Endocrine-Disrupting Chemicals: An Endocrine Society Scientific Statement
Evanthia Diamanti-Kandarakis, Jean-Pierre Bourguignon, Linda C. Giudice, Russ Hauser, Gail S. Prins, Ana M. Soto, R. Thomas Zoeller and Andrea C. Gore
Endocrine Section of First Department of Medicine (E.D.-K.), Laiko Hospital, Medical School University of Athens, 11527 Athens, Greece; Department of Pediatrics (J.-P.B.), Centre Hospitalier Universitaire de Liege, 4000 Liege, Belgium; Department of Obstetrics, Gynecology, and Reproductive Sciences (L.C.G.), University of California San Francisco, San Francisco, California 94131; Department of Environmental Health (R.H.), Harvard School of Public Health, Boston, Massachusetts 02115; Department of Urology (G.S.P.), University of Illinois at Chicago, Chicago, Illinois 60612; Department of Anatomy and Cell Biology (A.M.S.), Tufts University School of Medicine, Boston, Massachusetts 02111; Biology Department (R.T.Z.), University of Massachusetts, Amherst, Massachusetts 01003; and Division of Pharmacology and Toxicology (A.C.G.), The University of Texas at Austin, Austin, Texas 78712
Correspondence: Address all correspondence and requests for reprints to: Andrea C. Gore, Ph.D., The University of Texas at Austin, College of Pharmacy, 1 University Station, A1915, Austin, Texas 78712. E-mail: firstname.lastname@example.org.

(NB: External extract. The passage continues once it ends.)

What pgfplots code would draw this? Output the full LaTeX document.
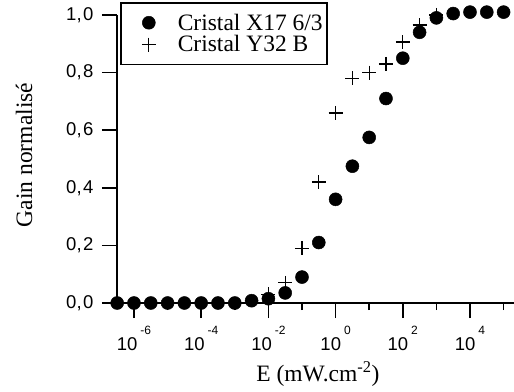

There is growing interest in the possible health threat posed by endocrine-disrupting chemicals (EDCs), which are substances in our environment, food, and consumer products that interfere with hormone biosynthesis, metabolism, or action resulting in a deviation from normal homeostatic control or reproduction. In this first Scientific Statement of The Endocrine Society, we present the evidence that endocrine disruptors have effects on male and female reproduction, breast development and cancer, prostate cancer, neuroendocrinology, thyroid, metabolism and obesity, and cardiovascular endocrinology. Results from animal models, human clinical observations, and epidemiological studies converge to implicate EDCs as a significant concern to public health. The mechanisms of EDCs involve divergent pathways including (but not limited to) estrogenic, antiandrogenic, thyroid, peroxisome proliferator-activated receptor , retinoid, and actions through other nuclear receptors; steroidogenic enzymes; neurotransmitter receptors and systems; and many other pathways that are highly conserved in wildlife and humans, and which can be modeled in laboratory in vitro and in vivo models. Furthermore, EDCs represent a broad class of molecules such as organochlorinated pesticides and industrial chemicals, plastics and plasticizers, fuels, and many other chemicals that are present in the environment or are in widespread use. We make a number of recommendations to increase understanding of effects of EDCs, including enhancing increased basic and clinical research, invoking the precautionary principle, and advocating involvement of individual and scientific society stakeholders in communicating and implementing changes in public policy and awareness.